During one of the expert led meditations lessons, I was asked to walk down a long dirt road eventually ending up in a meadow. During this mindfulness activity, I could so clearly see my meadow. Although I was literally sitting on my back porch, in my mind I was at Woods Canyon Lake in Payson, Arizona walking through a beautiful meadow with my family. I could so vividly and so calmly see my youngest child, Josie, walking through this meadow as captured in the photograph below. I found that during difficult meetings, I could actually “go to my meadow.” I could see Josie, Carter, Mae, my husband and even my dog bounding through the tall grass. And I was calmed. I was rational. I was able to actively listen. I was serving as a better leader than I normally would have.
It wasn’t until a trusted co-worker made an observation that actually made me a graduate from a skeptic to a believer causing me to want to learn even more. After a meeting that normally would have sent me over-the-edge in argument and emotion, she said, “well you handled that well.” I hadn’t overtly thought about how I “handled” the stress of the meeting, but the fact that my co-workers could see me reacting more calmly had me hooked. Keep Calm and Carry On, that’s what the British tell us, right?!
Although I have no plans for a book, or a company, or even a clear direction from here, I absolutely know I want to tell my story. As I meet with people on the topic of mindfulness I am continually reminded of how important it is in today’s society, especially for our children. As an educator I feel a deep commitment to learning more to help our kids; some would say that is literally my job.
I hope, that sharing my learning and my struggle will help others. My hope is to teach. My hope is to one day support leaders who experience similar emotions find “their meadow” without laughing or cringing at how awful that statement would be for a skeptic…including me before…but not now.

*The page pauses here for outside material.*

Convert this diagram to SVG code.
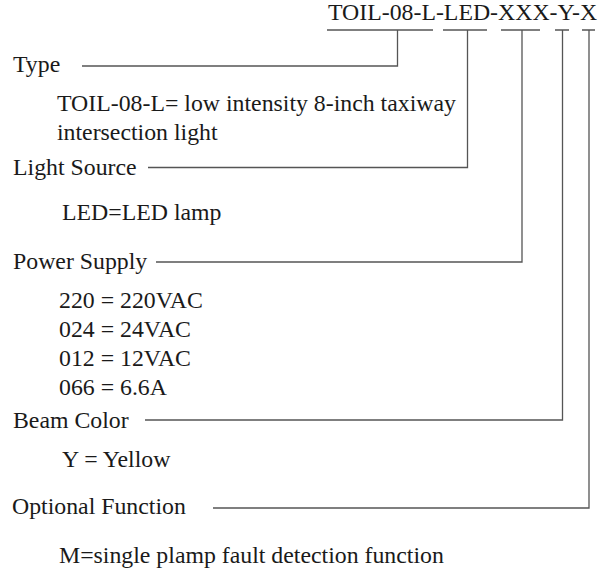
<svg xmlns="http://www.w3.org/2000/svg" width="609" height="571" viewBox="0 0 609 571">
<style>
text{font-family:"Liberation Serif","Times New Roman",serif;font-size:23.8px;fill:#1a1a1a}
.c{fill:none;stroke:#555;stroke-width:1.3}
</style>
<rect width="609" height="571" fill="#fff"/>
<g id="code"><text x="328" y="20">TOIL-08-L-LED-XXX-Y-X</text></g>
<g id="type"><text x="13" y="72">Type</text>
<text x="57" y="111">TOIL-08-L= low intensity 8-inch taxiway</text>
<text x="57" y="140">intersection light</text></g>
<g id="light-source"><text x="13" y="175">Light Source</text>
<text x="62" y="220">LED=LED lamp</text></g>
<g id="power-supply"><text x="13" y="269">Power Supply</text>
<text x="59" y="308">220 = 220VAC</text>
<text x="59" y="337">024 = 24VAC</text>
<text x="59" y="366">012 = 12VAC</text>
<text x="59" y="395">066 = 6.6A</text></g>
<g id="beam-color"><text x="13" y="428">Beam Color</text>
<text x="62" y="467">Y = Yellow</text></g>
<g id="optional-function"><text x="12" y="514">Optional Function</text>
<text x="59" y="563">M=single plamp fault detection function</text></g>
<g id="connectors" class="c">
<path d="M327 30H433M443 30H487M501 30H540M555 30H569M582 30H595"/>
<path d="M82 66H397.5V30"/>
<path d="M148 167.5H467.5V30"/>
<path d="M156 262H522V30"/>
<path d="M145 420H562.5V30"/>
<path d="M213 508H589V30"/>
</g>
</svg>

“The Buddha once asked a student, “If a person is struck by an arrow, is it painful?” The student replied, “It is.” The Buddha then asked, “If the person is struck by a second arrow, is that even more painful?” The student replied again, “It is.” The Buddha then explained, “In life, we cannot always control the first arrow. However, the second arrow is our reaction to the first. The second arrow is optional.”